Фелисита подошла ближе. Она стояла, освещенная лунным светом, гордо запрокинув голову, и во всей ее фигуре чувствовалось что-то непримиримо враждебное.
— Когда вы видите больного, то ищете причину его болезни, — ответила она, — но вы не захотели узнать причину необузданности человеческой души, которую намеревались исправить. Вы слепо поверили наговорам и допустили такую же ошибку, как если бы небрежно отнеслись к больному... Отнимите у человека его золотое будущее, о котором он мечтает, и, будь он самым набожным и добродетельным, он никогда не подчинится сразу, а тем более это не сделает девятилетний ребенок, который только и думал о том дне, когда увидит свою обожаемую мать...
Она остановилась на мгновение, профессор молчал. Только вначале он живо протянул руку, точно хотел ее остановить, но по мере того, как она говорила, он становился все задумчивее.
— Дядя оставлял меня в счастливом неведении, — продолжала она, — но он умер, а с ним умерло и сострадание в этом доме... В то утро я впервые побывала на могиле моей матери. Я только накануне узнала о ее ужасной кончине, и мне тогда же сказали, что жена комедианта — потерянное существо и что даже милосердный Бог не потерпит ее присутствия у Себя на небе.
— Почему вы не рассказали мне это тогда? — глухо перебил ее профессор.

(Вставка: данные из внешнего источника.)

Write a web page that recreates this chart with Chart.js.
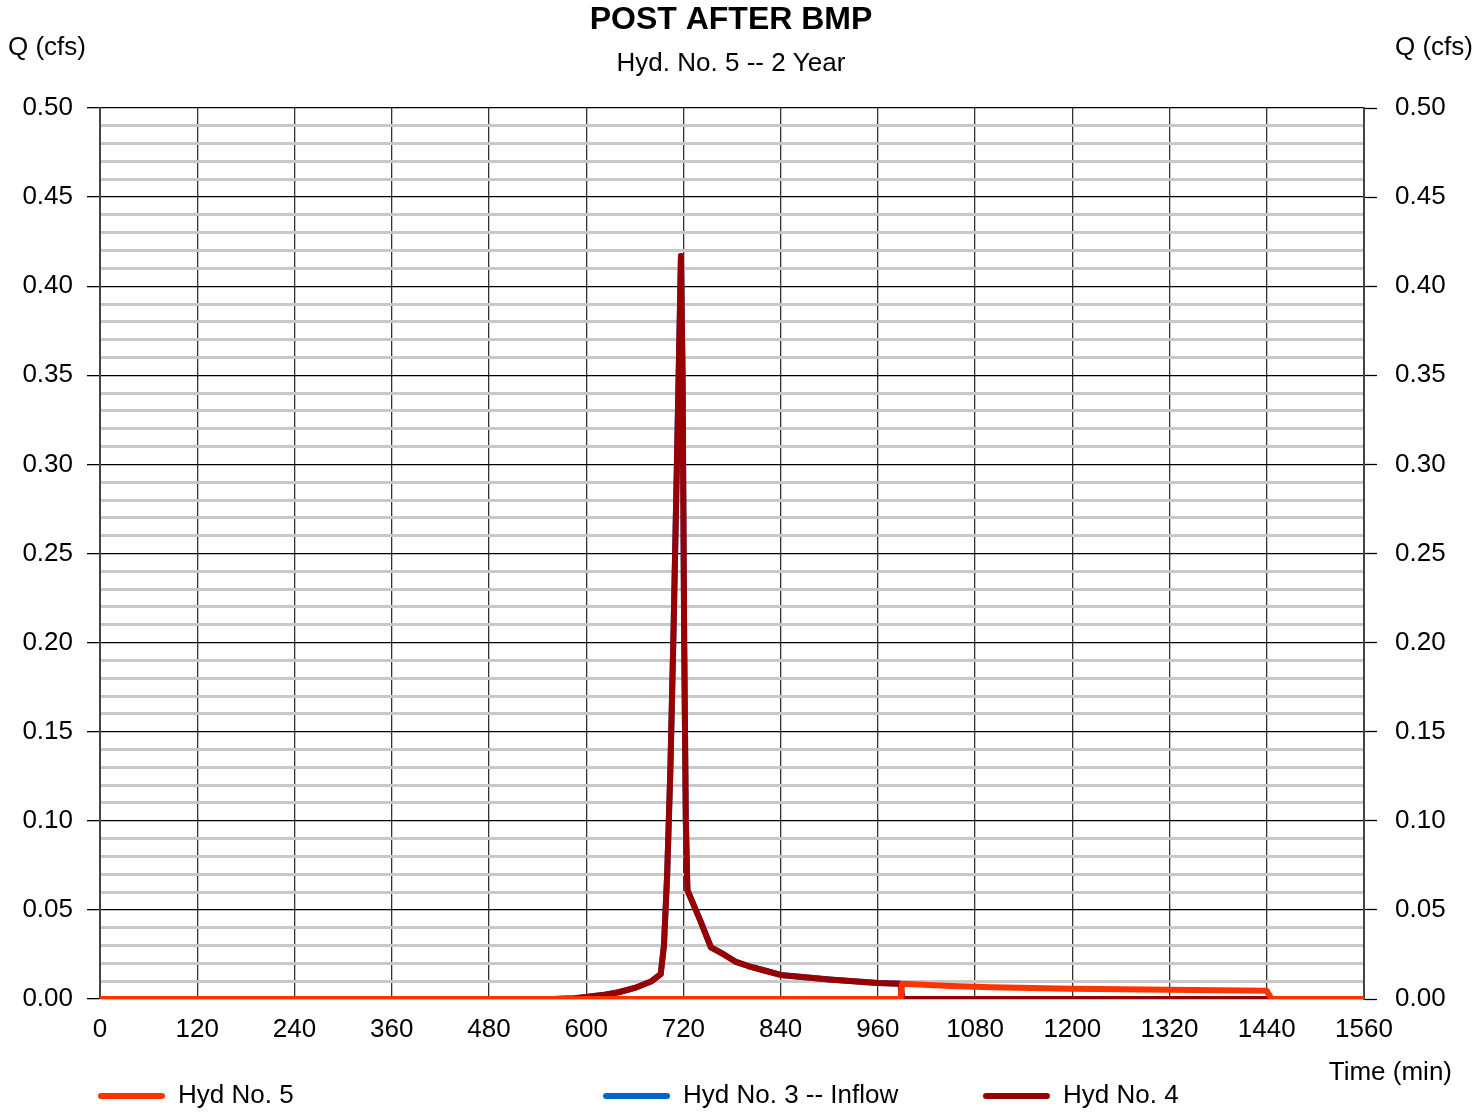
<!DOCTYPE html>
<html>
<head>
<meta charset="utf-8">
<script src="https://cdn.jsdelivr.net/npm/chart.js@4.4.1/dist/chart.umd.min.js"></script>
<style>
  html, body { margin: 0; padding: 0; background: #fff; }
  #wrap { width: 1473px; height: 1114px; position: relative; }
</style>
</head>
<body>
<div id="wrap"><canvas id="hydro"></canvas></div>
<script>
// time in minutes, flow in cfs
const hyd4Times = [0, 560, 586, 600, 620, 640, 660, 680, 692, 696, 700, 704, 708, 712, 715, 717, 719, 721, 723, 725, 740, 754, 770, 784, 800, 820, 840, 870, 900, 930, 960, 988, 990, 1560];
const hyd4Flow  = [0, 0, 0.0004, 0.0012, 0.0022, 0.0038, 0.0062, 0.0098, 0.014, 0.03, 0.07, 0.13, 0.21, 0.3, 0.37, 0.417, 0.35, 0.2, 0.1, 0.061, 0.045, 0.029, 0.025, 0.021, 0.0185, 0.016, 0.0135, 0.0122, 0.011, 0.0099, 0.009, 0.0086, 0, 0];
const hyd3Times = hyd4Times;
const hyd3Flow  = hyd4Flow;
const hyd5Times = [0, 988, 990, 1050, 1100, 1200, 1320, 1440, 1446, 1560];
const hyd5Flow  = [0, 0, 0.0086, 0.0073, 0.0066, 0.0057, 0.0052, 0.0046, 0, 0];

const seriesNames  = ['Hyd No. 5', 'Hyd No. 3 -- Inflow', 'Hyd No. 4'];
const seriesColors = ['#ff3300', '#0066cc', '#990000'];
const legendX = [98, 603, 983];

function pts(t, q) { return t.map((v, i) => ({ x: v, y: q[i] })); }

const FONT = '"Liberation Sans", Arial, sans-serif';
const isMajor = v => Math.round(v * 100) % 5 === 0;

const textPlugin = {
  id: 'texts',
  afterDraw(chart) {
    const c = chart.ctx;
    c.save();
    c.fillStyle = '#000';
    c.textBaseline = 'middle';
    c.textAlign = 'center';
    c.font = 'bold 32px ' + FONT;
    c.fillText('POST AFTER BMP', 731, 20);
    c.font = '26px ' + FONT;
    c.fillText('Hyd. No. 5 -- 2 Year', 731, 64);
    c.textAlign = 'left';
    c.fillText('Q (cfs)', 8, 48);
    c.fillText('Q (cfs)', 1395, 48);
    c.textAlign = 'right';
    c.fillText('Time (min)', 1452, 1073);
    // legend
    c.textAlign = 'left';
    chart.data.datasets.forEach((ds, i) => {
      const x = legendX[i];
      c.strokeStyle = ds.borderColor;
      c.lineWidth = 6;
      c.lineCap = 'round';
      c.beginPath();
      c.moveTo(x + 3, 1096);
      c.lineTo(x + 64, 1096);
      c.stroke();
      c.fillText(ds.label, x + 80, 1096);
    });
    c.restore();
  }
};

const yTicks = {
  stepSize: 0.01,
  autoSkip: false,
  color: '#000',
  font: { size: 26, family: FONT },
  callback: v => isMajor(v) ? v.toFixed(2) : ''
};

new Chart(document.getElementById('hydro'), {
  type: 'line',
  data: {
    datasets: seriesNames.map((name, i) => ({
      label: name,
      data: [pts(hyd5Times, hyd5Flow), pts(hyd3Times, hyd3Flow), pts(hyd4Times, hyd4Flow)][i],
      borderColor: seriesColors[i],
      borderWidth: 6,
      pointRadius: 0,
      tension: 0,
      fill: false,
      borderJoinStyle: 'round',
      borderCapStyle: 'round',
      order: [0, 2, 1][i]
    }))
  },
  options: {
    responsive: true,
    maintainAspectRatio: false,
    animation: false,
    layout: { padding: { top: 108, left: 0, right: 0, bottom: 0 } },
    plugins: { legend: { display: false }, tooltip: { enabled: false }, title: { display: false } },
    scales: {
      x: {
        type: 'linear',
        min: 0, max: 1560,
        afterFit(s) { s.height = 115; },
        ticks: { stepSize: 120, color: '#000', font: { size: 26, family: FONT }, padding: 15, maxRotation: 0,
                 callback: v => String(v) },
        grid: { color: '#333', lineWidth: 1.3, drawTicks: false },
        border: { display: false }
      },
      y: {
        position: 'left',
        min: 0, max: 0.5,
        afterFit(s) { s.width = 100; },
        ticks: Object.assign({ padding: 14 }, yTicks),
        grid: {
          color: ctx => isMajor(ctx.tick.value) ? '#000' : '#c8c8c8',
          lineWidth: ctx => isMajor(ctx.tick.value) ? 1.3 : 3,
          tickColor: ctx => isMajor(ctx.tick.value) ? '#000' : 'rgba(0,0,0,0)',
          tickLength: 13,
          tickWidth: 1.3
        },
        border: { color: '#444', width: 2 }
      },
      y2: {
        position: 'right',
        min: 0, max: 0.5,
        afterFit(s) { s.width = 109; },
        ticks: Object.assign({ padding: 18 }, yTicks),
        grid: {
          drawOnChartArea: false,
          tickColor: ctx => isMajor(ctx.tick.value) ? '#000' : 'rgba(0,0,0,0)',
          tickLength: 13,
          tickWidth: 1.3
        },
        border: { color: '#444', width: 2 }
      }
    }
  },
  plugins: [textPlugin]
});
</script>
</body>
</html>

— Почему я не рассказала вам этого? — повторила Фелисита, горько улыбнувшись. — Потому что вы перед этим заявили, что тот класс людей, из которого я происхожу, глубоко вам противен и что легкомыслие у меня в крови. Хотя я и была очень мала, но все-таки знала, что не найду здесь ни милосердия, ни сочувствия. Да и было ли у вас сочувствие к ребенку комедиантов? — спросила она с горечью. — Приходило ли вам в голову, что существо, на которое вы надели рабочее ярмо, имеет свои взгляды? Меня не смущает самая тяжелая работа, но то, что вы хотели сделать меня машиной, намереваясь окончательно уничтожить во мне все духовные стремления, — этого я вам никогда не прощу!